The more time Evans spent on Abbrederis, the more relaxed he became, and he even began to develop some tells for the Wisconsin receiver. Evans said Abbrederis is a great route runner and doesn't give much away, but after a while he began to pick up on a few subtle nuances that helped him.
"He would give a look to where he was looking to," Evans said. "He didn't do it a lot, but he did it a couple of times. I kind of picked up every time he was doing it, whether he was going to crack the safety or do an over route. It's just little things like that. You're going against him 30 plays and on the 30th play, I've got to have an advantage somehow knowing him and what he's doing."
Even with the vast improvement in the second half, the secondary's effort left much to be desired.
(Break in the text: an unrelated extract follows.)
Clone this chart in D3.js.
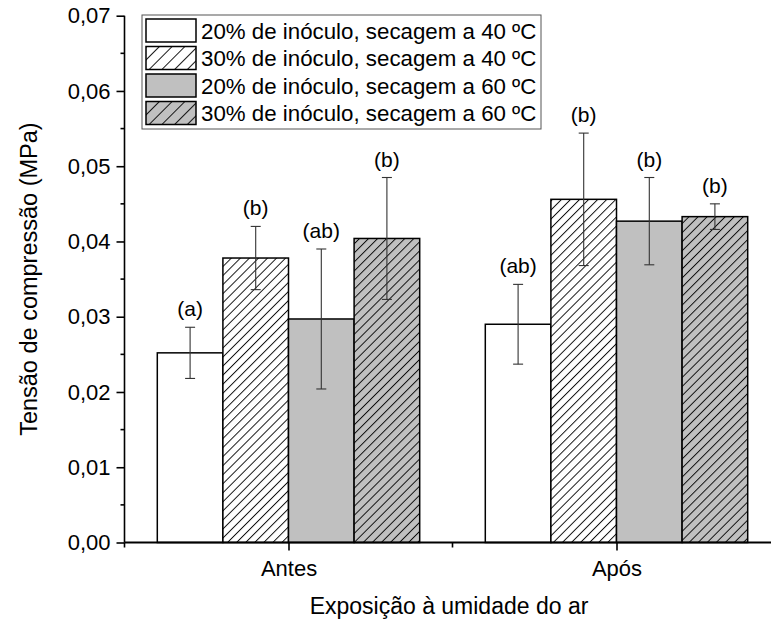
<!DOCTYPE html>
<html>
<head>
<meta charset="utf-8">
<script src="https://cdn.jsdelivr.net/npm/d3@7"></script>
<style>
  body { margin: 0; background: #fff; }
  svg text { font-family: "Liberation Sans", Arial, sans-serif; fill: #000; }
</style>
</head>
<body>
<div id="chart"></div>
<script>
// data
const groups = ["Antes", "Após"];
const series = [
    "20% de inóculo, secagem a 40 ºC",
    "30% de inóculo, secagem a 40 ºC",
    "20% de inóculo, secagem a 60 ºC",
    "30% de inóculo, secagem a 60 ºC"
];
// mean per series, one entry per group (Antes, Após)
const meanValues = [
    [0.0252, 0.0290],
    [0.0378, 0.0456],
    [0.0297, 0.0427],
    [0.0404, 0.0433]
];
const errValues = [
    [0.0034, 0.0053],
    [0.0042, 0.0088],
    [0.0093, 0.0058],
    [0.0081, 0.0017]
];
const letterLabels = [
    ["(a)", "(ab)"],
    ["(b)", "(b)"],
    ["(ab)", "(b)"],
    ["(b)", "(b)"]
];
const yTicks = [0, 0.01, 0.02, 0.03, 0.04, 0.05, 0.06, 0.07];

const width = 771, height = 622;
const fills = ["#ffffff", "url(#hatchW)", "#c0c0c0", "url(#hatchG)"];
const legendFills = ["#ffffff", "url(#hatchWL)", "#c0c0c0", "url(#hatchGL)"];

const svg = d3.select("#chart").append("svg")
    .attr("width", width)
    .attr("height", height);

// hatch patterns ("/" lines)
const defs = svg.append("defs");
const addHatch = (id, bg, step) => {
    const p = defs.append("pattern")
        .attr("id", id)
        .attr("patternUnits", "userSpaceOnUse")
        .attr("width", step)
        .attr("height", step)
        .attr("patternTransform", "rotate(45)");
    p.append("rect").attr("width", step).attr("height", step).attr("fill", bg);
    p.append("line")
        .attr("x1", 0.5).attr("y1", 0).attr("x2", 0.5).attr("y2", step)
        .attr("stroke", "#000").attr("stroke-width", 0.9);
};
addHatch("hatchW", "#ffffff", 6.4);
addHatch("hatchG", "#c0c0c0", 6.4);
addHatch("hatchWL", "#ffffff", 9);
addHatch("hatchGL", "#c0c0c0", 9);

const x = d3.scaleLinear().domain([0.5, 2.5]).range([124.5, 780.5]);
const y = d3.scaleLinear().domain([0, 0.07]).range([542.5, 15.7]);
const barW = 0.2;

// flatten into bar records
const bars = [];
series.forEach((s, si) => {
    groups.forEach((g, gi) => {
        bars.push({
            si, gi,
            pos: gi + 1 - 0.4 + si * barW,
            v: meanValues[si][gi],
            e: errValues[si][gi],
            lab: letterLabels[si][gi]
        });
    });
});

const plot = svg.append("g");

plot.selectAll(".bar")
    .data(bars)
    .join("rect")
    .attr("class", "bar")
    .attr("x", d => x(d.pos))
    .attr("y", d => y(d.v))
    .attr("width", d => x(d.pos + barW) - x(d.pos))
    .attr("height", d => y(0) - y(d.v))
    .attr("fill", d => fills[d.si])
    .attr("stroke", "#000")
    .attr("stroke-width", 1.5);

// error bars
const eb = plot.selectAll(".err")
    .data(bars)
    .join("g")
    .attr("class", "err")
    .attr("stroke", "#333")
    .attr("stroke-width", 1.1);
const cx = d => x(d.pos + barW / 2);
eb.append("line")
    .attr("x1", cx).attr("x2", cx)
    .attr("y1", d => y(d.v + d.e)).attr("y2", d => y(d.v - d.e));
eb.append("line")
    .attr("x1", d => cx(d) - 5).attr("x2", d => cx(d) + 5)
    .attr("y1", d => y(d.v + d.e)).attr("y2", d => y(d.v + d.e));
eb.append("line")
    .attr("x1", d => cx(d) - 5).attr("x2", d => cx(d) + 5)
    .attr("y1", d => y(d.v - d.e)).attr("y2", d => y(d.v - d.e));

plot.selectAll(".lab")
    .data(bars)
    .join("text")
    .attr("class", "lab")
    .attr("x", cx)
    .attr("y", d => y(d.v + d.e) - 11)
    .attr("text-anchor", "middle")
    .style("font-size", "21px")
    .text(d => d.lab);

// y axis
const yAxis = svg.append("g")
    .attr("transform", `translate(${x(0.5)},0)`)
    .call(d3.axisLeft(y).tickValues(yTicks).tickSize(8).tickPadding(6)
        .tickFormat(d => d3.format(".2f")(d).replace(".", ",")));
yAxis.select(".domain").attr("stroke-width", 1.6).attr("d", `M0,${y(0.07)}V${y(0)}`);
yAxis.selectAll(".tick line").attr("stroke-width", 1.6);
yAxis.selectAll(".tick text").style("font-size", "22px").attr("font-family", null);
yAxis.append("g").selectAll("line")
    .data(d3.range(0.005, 0.07, 0.01))
    .join("line")
    .attr("x1", -4).attr("x2", 0)
    .attr("y1", d => y(d)).attr("y2", d => y(d))
    .attr("stroke", "#000").attr("stroke-width", 1.6);

// x axis
const xAxis = svg.append("g")
    .attr("transform", `translate(0,${y(0)})`)
    .call(d3.axisBottom(x).tickValues([1, 2]).tickSize(8).tickPadding(10)
        .tickFormat((d, i) => groups[i]));
xAxis.select(".domain").attr("stroke-width", 2).attr("d", `M${x(0.5)},0H${x(2.5)}`);
xAxis.selectAll(".tick line").attr("stroke-width", 1.6);
xAxis.selectAll(".tick text").style("font-size", "22px").attr("font-family", null);
xAxis.append("g").selectAll("line")
    .data([0.5, 1.5])
    .join("line")
    .attr("x1", d => x(d)).attr("x2", d => x(d))
    .attr("y1", 0).attr("y2", 5)
    .attr("stroke", "#000").attr("stroke-width", 1.6);

// axis titles
svg.append("text")
    .attr("transform", `translate(37,${(y(0) + y(0.07)) / 2}) rotate(-90)`)
    .attr("text-anchor", "middle")
    .style("font-size", "23.5px")
    .text("Tensão de compressão (MPa)");
svg.append("text")
    .attr("x", 449)
    .attr("y", 614)
    .attr("text-anchor", "middle")
    .style("font-size", "23px")
    .text("Exposição à umidade do ar");

// legend
const legend = svg.append("g").attr("transform", "translate(142,15)");
legend.append("rect")
    .attr("width", 399).attr("height", 114)
    .attr("fill", "#fff").attr("stroke", "#555").attr("stroke-width", 1);
const rows = legend.selectAll(".row")
    .data(series)
    .join("g")
    .attr("class", "row")
    .attr("transform", (d, i) => `translate(4,${4 + i * 27.5})`);
rows.append("rect")
    .attr("width", 50).attr("height", 23)
    .attr("fill", (d, i) => legendFills[i])
    .attr("stroke", "#000").attr("stroke-width", 1.5);
rows.append("text")
    .attr("x", 55).attr("y", 19.5)
    .style("font-size", "22.3px")
    .text(d => d);
</script>
</body>
</html>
The defensive backs gave up several long passes and were flagged multiple times for pass interference.
But when the game was on the line, the secondary stepped up and made the plays it needed to, leading Joseph to believe his unit has yet to reach its great potential.
"Sometimes the emotion gets you away from your responsibility," Joseph said. "In the first half, you kind of saw a little bit that we might have been too jacked up early in the game. We cut some guys loose and weren't in the right spots. Hopefully as we mature throughout the season, we'll be better at that."